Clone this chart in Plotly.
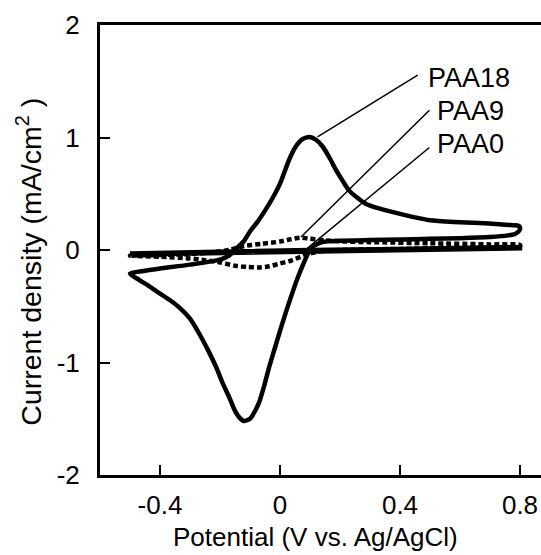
import plotly.graph_objects as go

# PAA18 cyclic voltammogram (potential V, current density mA/cm2)
paa18_E = [-0.50, -0.45, -0.40, -0.30, -0.20, -0.17, -0.15, -0.12, -0.10, -0.075, -0.05, -0.025,
           0.00, 0.03, 0.05, 0.075, 0.098, 0.12, 0.142, 0.165, 0.187, 0.21, 0.23, 0.26, 0.287,
           0.33, 0.387, 0.45, 0.50, 0.58, 0.665, 0.73, 0.775, 0.795, 0.80, 0.797, 0.785, 0.76,
           0.70, 0.60, 0.50, 0.40, 0.30, 0.20, 0.16, 0.135, 0.115, 0.10, 0.09, 0.08, 0.06,
           0.04, 0.02, 0.00, -0.018, -0.036, -0.052, -0.069, -0.085, -0.10, -0.12, -0.135,
           -0.15, -0.169, -0.19, -0.213, -0.24, -0.27, -0.30, -0.336, -0.37, -0.41, -0.44,
           -0.47, -0.50]
paa18_I = [-0.21, -0.185, -0.165, -0.13, -0.085, -0.05, 0.0, 0.08, 0.165, 0.25, 0.35, 0.46,
           0.59, 0.80, 0.91, 0.985, 1.005, 0.98, 0.92, 0.82, 0.71, 0.61, 0.53, 0.46, 0.41,
           0.37, 0.33, 0.29, 0.265, 0.25, 0.24, 0.23, 0.22, 0.215, 0.20, 0.17, 0.145, 0.13,
           0.115, 0.105, 0.10, 0.093, 0.088, 0.082, 0.077, 0.066, 0.04, 0.0, -0.05, -0.11, -0.24,
           -0.39, -0.55, -0.72, -0.88, -1.04, -1.20, -1.35, -1.44, -1.50, -1.52, -1.49,
           -1.43, -1.31, -1.19, -1.04, -0.89, -0.74, -0.61, -0.51, -0.44, -0.37, -0.315,
           -0.265, -0.21]

# PAA9 cyclic voltammogram
paa9_E = [-0.50, -0.40, -0.30, -0.22, -0.17, -0.12, -0.06, 0.00, 0.035, 0.065, 0.10, 0.15,
          0.22, 0.30, 0.50, 0.70, 0.80, 0.80, 0.60, 0.40, 0.20, 0.14, 0.10, 0.06, 0.03, 0.00,
          -0.035, -0.07, -0.11, -0.15, -0.20, -0.25, -0.30, -0.40, -0.50]
paa9_I = [-0.05, -0.045, -0.035, -0.02, 0.0, 0.035, 0.055, 0.075, 0.095, 0.11, 0.10, 0.086,
          0.075, 0.07, 0.06, 0.05, 0.045, 0.03, 0.02, 0.01, 0.0, -0.01, -0.03, -0.07, -0.10,
          -0.12, -0.145, -0.155, -0.15, -0.14, -0.11, -0.09, -0.075, -0.06, -0.05]

# PAA0 cyclic voltammogram
paa0_E = [-0.50, -0.20, 0.10, 0.40, 0.80, 0.80, 0.40, 0.10, -0.20, -0.50]
paa0_I = [-0.03, -0.012, 0.0, 0.01, 0.027, 0.015, 0.0, -0.01, -0.02, -0.04]

x_ticks = [-0.4, 0, 0.4, 0.8]
x_tick_text = ["-0.4", "0", "0.4", "0.8"]
y_ticks = [-2, -1, 0, 1, 2]
y_tick_text = ["-2", "-1", "0", "1", "2"]

labels = ["PAA18", "PAA9", "PAA0"]
label_pos = [(0.488, 1.532), (0.515, 1.234), (0.515, 0.94)]
leader_from = [(0.459, 1.554), (0.498, 1.243), (0.498, 0.911)]
leader_to = [(0.125, 1.005), (0.07, 0.116), (0.091, 0.015)]

x_title = "Potential (V vs. Ag/AgCl)"
y_title = "Current density (mA/cm<sup>2</sup> )"

FONT = "Liberation Sans, Arial, sans-serif"

fig = go.Figure()
fig.add_trace(go.Scatter(x=paa18_E, y=paa18_I, mode="lines",
                         line=dict(color="black", width=4.5, shape="spline", smoothing=0.6),
                         showlegend=False, hoverinfo="skip"))
fig.add_trace(go.Scatter(x=paa0_E, y=paa0_I, mode="lines",
                         line=dict(color="black", width=4.5),
                         showlegend=False, hoverinfo="skip"))
fig.add_trace(go.Scatter(x=paa9_E, y=paa9_I, mode="lines",
                         line=dict(color="black", width=4.5, dash="5px,3px", shape="spline", smoothing=0.6),
                         showlegend=False, hoverinfo="skip"))

for (x0, y0), (x1, y1) in zip(leader_from, leader_to):
    fig.add_shape(type="line", x0=x0, y0=y0, x1=x1, y1=y1, xref="x", yref="y",
                  line=dict(color="black", width=1.5))

for txt, (lx, ly) in zip(labels, label_pos):
    fig.add_annotation(x=lx, y=ly, xref="x", yref="y", text=txt, showarrow=False,
                       xanchor="left", yanchor="middle",
                       font=dict(family=FONT, size=27, color="black"))

# axis titles
fig.add_annotation(x=0.489, y=-0.137, xref="paper", yref="paper", text=x_title,
                   showarrow=False, xanchor="center", yanchor="middle",
                   font=dict(family=FONT, size=26, color="black"))
fig.add_annotation(x=-0.161, y=0.474, xref="paper", yref="paper", text=y_title,
                   showarrow=False, xanchor="center", yanchor="middle", textangle=-90,
                   font=dict(family=FONT, size=28.5, color="black"))

fig.update_xaxes(range=[-0.6, 0.87], showline=True, linecolor="black", linewidth=3,
                 mirror=True, ticks="inside", ticklen=10, tickwidth=2, tickcolor="black",
                 tickvals=x_ticks, ticktext=x_tick_text, showgrid=False, zeroline=False,
                 ticklabelstandoff=5,
                 tickfont=dict(family=FONT, size=26, color="black"))
fig.update_yaxes(range=[-2, 2], showline=True, linecolor="black", linewidth=3,
                 mirror=False, ticks="inside", ticklen=10, tickwidth=2, tickcolor="black",
                 tickvals=y_ticks, ticktext=y_tick_text, showgrid=False, zeroline=False,
                 ticklabelstandoff=12,
                 tickfont=dict(family=FONT, size=26, color="black"))

fig.update_layout(width=541, height=555, margin=dict(l=100, r=0, t=25, b=80),
                  plot_bgcolor="white", paper_bgcolor="white")

fig.write_html("out.html")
======
Exercise instructions:
Copy the listing word for word, excluding its pictures.

Task response:
Clone this chart in Plotly.
import plotly.graph_objects as go

# PAA18 cyclic voltammogram (potential V, current density mA/cm2)
paa18_E = [-0.50, -0.45, -0.40, -0.30, -0.20, -0.17, -0.15, -0.12, -0.10, -0.075, -0.05, -0.025,
           0.00, 0.03, 0.05, 0.075, 0.098, 0.12, 0.142, 0.165, 0.187, 0.21, 0.23, 0.26, 0.287,
           0.33, 0.387, 0.45, 0.50, 0.58, 0.665, 0.73, 0.775, 0.795, 0.80, 0.797, 0.785, 0.76,
           0.70, 0.60, 0.50, 0.40, 0.30, 0.20, 0.16, 0.135, 0.115, 0.10, 0.09, 0.08, 0.06,
           0.04, 0.02, 0.00, -0.018, -0.036, -0.052, -0.069, -0.085, -0.10, -0.12, -0.135,
           -0.15, -0.169, -0.19, -0.213, -0.24, -0.27, -0.30, -0.336, -0.37, -0.41, -0.44,
           -0.47, -0.50]
paa18_I = [-0.21, -0.185, -0.165, -0.13, -0.085, -0.05, 0.0, 0.08, 0.165, 0.25, 0.35, 0.46,
           0.59, 0.80, 0.91, 0.985, 1.005, 0.98, 0.92, 0.82, 0.71, 0.61, 0.53, 0.46, 0.41,
           0.37, 0.33, 0.29, 0.265, 0.25, 0.24, 0.23, 0.22, 0.215, 0.20, 0.17, 0.145, 0.13,
           0.115, 0.105, 0.10, 0.093, 0.088, 0.082, 0.077, 0.066, 0.04, 0.0, -0.05, -0.11, -0.24,
           -0.39, -0.55, -0.72, -0.88, -1.04, -1.20, -1.35, -1.44, -1.50, -1.52, -1.49,
           -1.43, -1.31, -1.19, -1.04, -0.89, -0.74, -0.61, -0.51, -0.44, -0.37, -0.315,
           -0.265, -0.21]

# PAA9 cyclic voltammogram
paa9_E = [-0.50, -0.40, -0.30, -0.22, -0.17, -0.12, -0.06, 0.00, 0.035, 0.065, 0.10, 0.15,
          0.22, 0.30, 0.50, 0.70, 0.80, 0.80, 0.60, 0.40, 0.20, 0.14, 0.10, 0.06, 0.03, 0.00,
          -0.035, -0.07, -0.11, -0.15, -0.20, -0.25, -0.30, -0.40, -0.50]
paa9_I = [-0.05, -0.045, -0.035, -0.02, 0.0, 0.035, 0.055, 0.075, 0.095, 0.11, 0.10, 0.086,
          0.075, 0.07, 0.06, 0.05, 0.045, 0.03, 0.02, 0.01, 0.0, -0.01, -0.03, -0.07, -0.10,
          -0.12, -0.145, -0.155, -0.15, -0.14, -0.11, -0.09, -0.075, -0.06, -0.05]

# PAA0 cyclic voltammogram
paa0_E = [-0.50, -0.20, 0.10, 0.40, 0.80, 0.80, 0.40, 0.10, -0.20, -0.50]
paa0_I = [-0.03, -0.012, 0.0, 0.01, 0.027, 0.015, 0.0, -0.01, -0.02, -0.04]

x_ticks = [-0.4, 0, 0.4, 0.8]
x_tick_text = ["-0.4", "0", "0.4", "0.8"]
y_ticks = [-2, -1, 0, 1, 2]
y_tick_text = ["-2", "-1", "0", "1", "2"]

labels = ["PAA18", "PAA9", "PAA0"]
label_pos = [(0.488, 1.532), (0.515, 1.234), (0.515, 0.94)]
leader_from = [(0.459, 1.554), (0.498, 1.243), (0.498, 0.911)]
leader_to = [(0.125, 1.005), (0.07, 0.116), (0.091, 0.015)]

x_title = "Potential (V vs. Ag/AgCl)"
y_title = "Current density (mA/cm<sup>2</sup> )"

FONT = "Liberation Sans, Arial, sans-serif"

fig = go.Figure()
fig.add_trace(go.Scatter(x=paa18_E, y=paa18_I, mode="lines",
                         line=dict(color="black", width=4.5, shape="spline", smoothing=0.6),
                         showlegend=False, hoverinfo="skip"))
fig.add_trace(go.Scatter(x=paa0_E, y=paa0_I, mode="lines",
                         line=dict(color="black", width=4.5),
                         showlegend=False, hoverinfo="skip"))
fig.add_trace(go.Scatter(x=paa9_E, y=paa9_I, mode="lines",
                         line=dict(color="black", width=4.5, dash="5px,3px", shape="spline", smoothing=0.6),
                         showlegend=False, hoverinfo="skip"))

for (x0, y0), (x1, y1) in zip(leader_from, leader_to):
    fig.add_shape(type="line", x0=x0, y0=y0, x1=x1, y1=y1, xref="x", yref="y",
                  line=dict(color="black", width=1.5))

for txt, (lx, ly) in zip(labels, label_pos):
    fig.add_annotation(x=lx, y=ly, xref="x", yref="y", text=txt, showarrow=False,
                       xanchor="left", yanchor="middle",
                       font=dict(family=FONT, size=27, color="black"))

# axis titles
fig.add_annotation(x=0.489, y=-0.137, xref="paper", yref="paper", text=x_title,
                   showarrow=False, xanchor="center", yanchor="middle",
                   font=dict(family=FONT, size=26, color="black"))
fig.add_annotation(x=-0.161, y=0.474, xref="paper", yref="paper", text=y_title,
                   showarrow=False, xanchor="center", yanchor="middle", textangle=-90,
                   font=dict(family=FONT, size=28.5, color="black"))

fig.update_xaxes(range=[-0.6, 0.87], showline=True, linecolor="black", linewidth=3,
                 mirror=True, ticks="inside", ticklen=10, tickwidth=2, tickcolor="black",
                 tickvals=x_ticks, ticktext=x_tick_text, showgrid=False, zeroline=False,
                 ticklabelstandoff=5,
                 tickfont=dict(family=FONT, size=26, color="black"))
fig.update_yaxes(range=[-2, 2], showline=True, linecolor="black", linewidth=3,
                 mirror=False, ticks="inside", ticklen=10, tickwidth=2, tickcolor="black",
                 tickvals=y_ticks, ticktext=y_tick_text, showgrid=False, zeroline=False,
                 ticklabelstandoff=12,
                 tickfont=dict(family=FONT, size=26, color="black"))

fig.update_layout(width=541, height=555, margin=dict(l=100, r=0, t=25, b=80),
                  plot_bgcolor="white", paper_bgcolor="white")

fig.write_html("out.html")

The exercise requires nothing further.